In Peskin and Schroeder (PS), the Feynman rules for calculating correlation functions are first presented. Only terms involving all field contractions need to be considered.

In Section 4.6, this is then extended towards calculating S-matrix elements. Now terms that aren't fully contracted may contribute.

For example, consider $$\langle p_{1}p_{2}|T\left(-i\frac{\lambda}{4!}\int d^4{x}\phi^{4}(x)\right)|p_{A}p_{B}\rangle=\langle p_{1}p_{2}|N\left(-i\frac{\lambda}{4!}\int d^4{x}\phi^{4}(x)+\textrm{contractions}\right)|p_{A}p_{B}\rangle$$ as in Equation 4.92 of PS. If we contract only two field operators, clearly terms including $a^{\dagger}a$ will still contribute. We need a way to deal with this.

Given that $\phi(x)=\phi^{+}(x)+\phi^{-}(x)$ PS shows that $\phi^{+}(x)|p\rangle=e^{-ipx}|0\rangle$, before stating

'An uncontracted $\phi$ operator inside the N-product of (4.92) has two terms: $\phi^{+}$ on the far right and $\phi^{-}$ on the far left.'

This is just the definition of normal ordering, I believe.

'We get one contribution to the S-matrix element for each way of commuting the $a$ of $\phi^{+}$ past an initial-state $a^{\dagger}$, and one contribution for each way of commuting the $a^{\dagger}$ of $\phi^{-}$ past a final state $a$.'

I don't think I get this. What does it mean by 'way of commuting'? Does it mean that, because $|p_{A}p_{B}\rangle=a^{\dagger}(p_{A})a^{\dagger}(p_{B})|0\rangle=a^{\dagger}(p_{B})a^{\dagger}(p_{A})|0\rangle$ there are two 'ways' - either past $a^{\dagger}(p_{A})$ or $a^{\dagger}(p_{B})$?

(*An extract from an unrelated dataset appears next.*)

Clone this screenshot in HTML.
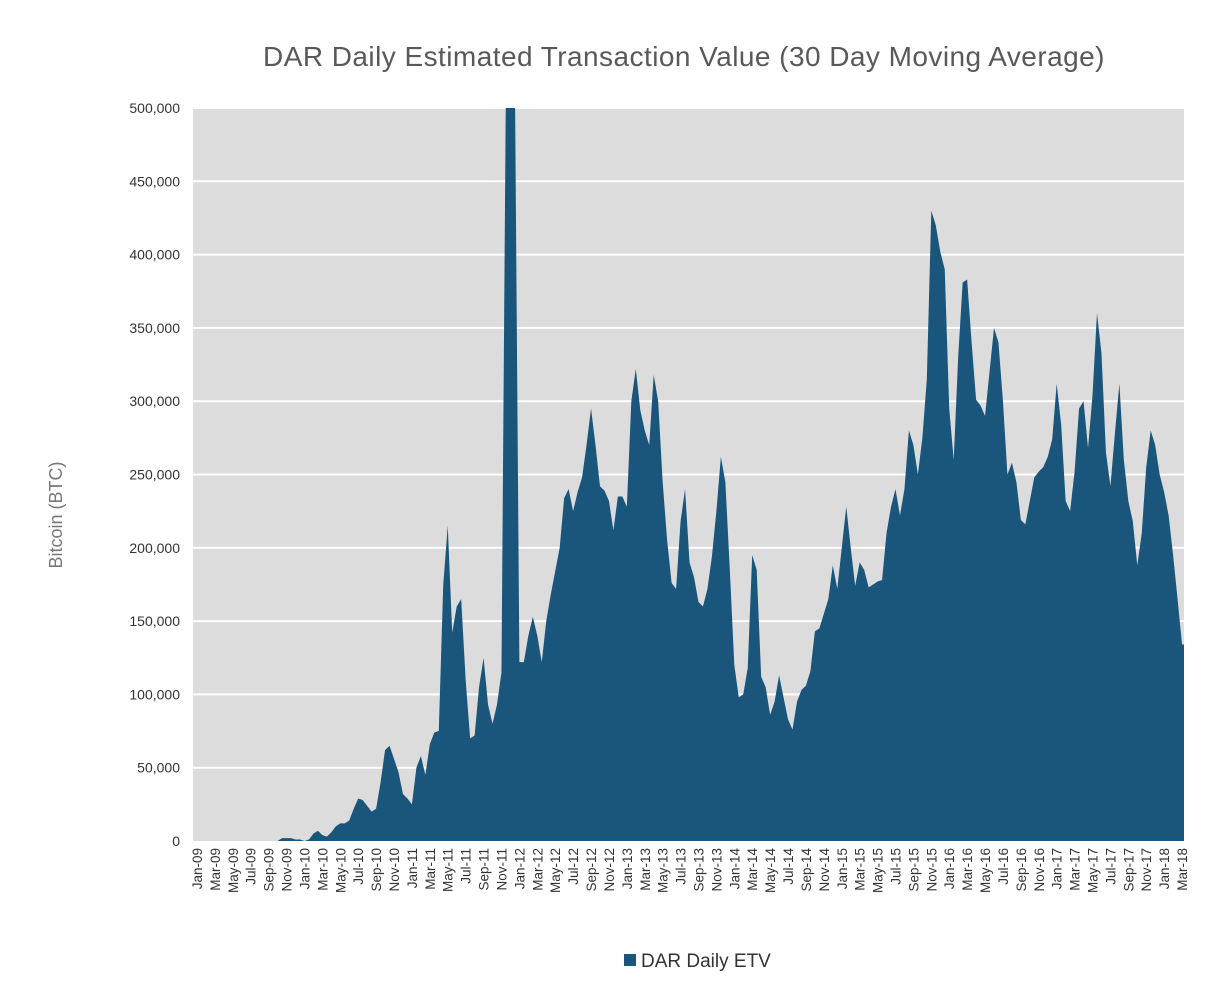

It is natural, then, to define the contractions of field operators with external states as follows: $$C(\phi(x)|p\rangle)=e^{-ipx}|0\rangle$$ $$C(\langle p|\phi(x))=\langle 0|e^{ipx}$$ I have denoted a contraction using $C()$. I don't really see how this follows from the above, assuming my interpretation so far is correct.

Could anybody possibly give a bit more detail as to what is being explained here? Thank you!

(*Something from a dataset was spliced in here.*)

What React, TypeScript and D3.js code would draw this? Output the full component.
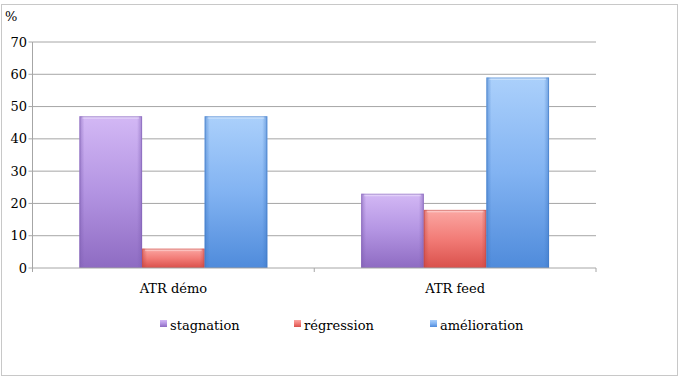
import React from "react";
import * as d3 from "d3";

const categories = ["ATR démo", "ATR feed"];
const seriesNames = ["stagnation", "régression", "amélioration"];
const stagnation = [47, 23];
const regression = [6, 18];
const amelioration = [47, 59];
const yTicks = [0, 10, 20, 30, 40, 50, 60, 70];

const seriesValues = [stagnation, regression, amelioration];
const colors = [
  { top: "#d3b8f5", mid: "#b394e2", bot: "#8e6bc2", edge: "#7f5fb3" },
  { top: "#fba7a3", mid: "#f27c77", bot: "#d9504b", edge: "#c44541" },
  { top: "#abd0fb", mid: "#82b3f2", bot: "#4f8bdb", edge: "#3f79c6" },
];

const W = 681;
const H = 379;
const left = 32.5;
const right = 596;
const top = 42;
const bottom = 268;
const font = "DejaVu Serif, Liberation Serif, Times New Roman, serif";
const textStyle = { fontFamily: font, fontSize: 13, fill: "#000" } as React.CSSProperties;

export default function App() {
  const y = d3.scaleLinear().domain([0, 70]).range([bottom, top]);
  const x0 = d3.scaleBand().domain(categories).range([left, right]).paddingInner(0).paddingOuter(0);
  const x1 = d3
    .scaleBand()
    .domain(seriesNames)
    .range([0, x0.bandwidth()])
    .paddingInner(0)
    .paddingOuter(0.75);

  const legendX = [160, 294, 430];

  return (
    <svg width={W} height={H} style={{ position: "absolute", left: 0, top: 0 }}>
      <defs>
        {colors.map((c, i) => (
          <linearGradient key={i} id={`g${i}`} x1="0" y1="0" x2="0" y2="1">
            <stop offset="0" stopColor={c.top} />
            <stop offset="0.5" stopColor={c.mid} />
            <stop offset="1" stopColor={c.bot} />
          </linearGradient>
        ))}
        {colors.map((c, i) => (
          <linearGradient key={"h" + i} id={`h${i}`} x1="0" y1="0" x2="1" y2="0">
            <stop offset="0" stopColor={c.edge} stopOpacity="0.55" />
            <stop offset="0.08" stopColor={c.edge} stopOpacity="0" />
            <stop offset="0.92" stopColor={c.edge} stopOpacity="0" />
            <stop offset="1" stopColor={c.edge} stopOpacity="0.55" />
          </linearGradient>
        ))}
      </defs>
      <rect x={1.5} y={4.5} width={676} height={371} fill="#fff" stroke="#c8c8c8" strokeWidth={1} />
      {yTicks.map((t) => (
        <g key={t}>
          {t > 0 && (
            <line x1={left} x2={right} y1={y(t)} y2={y(t)} stroke="#a6a6a6" strokeWidth={1} />
          )}
          <line x1={left - 4} x2={left} y1={y(t)} y2={y(t)} stroke="#a6a6a6" />
          <text x={27} y={y(t)} dy="0.35em" textAnchor="end" style={textStyle}>
            {t}
          </text>
        </g>
      ))}
      <text x={5} y={21} style={textStyle}>%</text>
      {seriesValues.map((vals, si) =>
        vals.map((v, ci) => {
          const bx = (x0(categories[ci]) as number) + (x1(seriesNames[si]) as number);
          const bw = x1.bandwidth();
          const by = y(v);
          const bh = bottom - by;
          return (
            <g key={`${si}-${ci}`}>
              <rect x={bx} y={by} width={bw} height={bh} fill={`url(#g${si})`} />
              <rect x={bx} y={by} width={bw} height={bh} fill={`url(#h${si})`} />
              <rect x={bx + 3} y={by} width={bw - 6} height={2.5} fill="#fff" opacity={0.35} />
              <rect x={bx + 0.5} y={by + 0.5} width={bw - 1} height={bh - 1} fill="none" stroke={colors[si].edge} strokeOpacity={0.5} />
            </g>
          );
        })
      )}
      <line x1={left} x2={left} y1={top} y2={bottom + 4} stroke="#a6a6a6" />
      <line x1={left} x2={right} y1={bottom} y2={bottom} stroke="#a6a6a6" />
      {[left, ...categories.map((c) => (x0(c) as number) + x0.bandwidth())].map((xx, i) => (
        <line key={i} x1={xx} x2={xx} y1={bottom} y2={bottom + 4} stroke="#a6a6a6" />
      ))}
      {categories.map((c) => (
        <text
          key={c}
          x={(x0(c) as number) + x0.bandwidth() / 2}
          y={288}
          dy="0.35em"
          textAnchor="middle"
          style={textStyle}
        >
          {c}
        </text>
      ))}
      {seriesNames.map((s, i) => (
        <g key={s}>
          <rect x={legendX[i]} y={320} width={7} height={7} fill={`url(#g${i})`} />
          <text x={legendX[i] + 10} y={325} dy="0.35em" style={textStyle}>
            {s}
          </text>
        </g>
      ))}
    </svg>
  );
}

This business of "contractions" is just an overly formal way of saying the following: "commute all ladder operators until they annihilate the vacuum; your matrix element is given by whatever delta functions you pick up along the way."

Commuting the $a$ in $\phi(x)$ with $a^\dagger$ in $| p \rangle$ produces a delta function, but $\phi$ integrates over the momentum, so you pick up the coefficient $e^{-ip\cdot x}$ of $a$. (The factor $1/\sqrt{2 \omega_p}$ is cancelled by that in $| p \rangle$).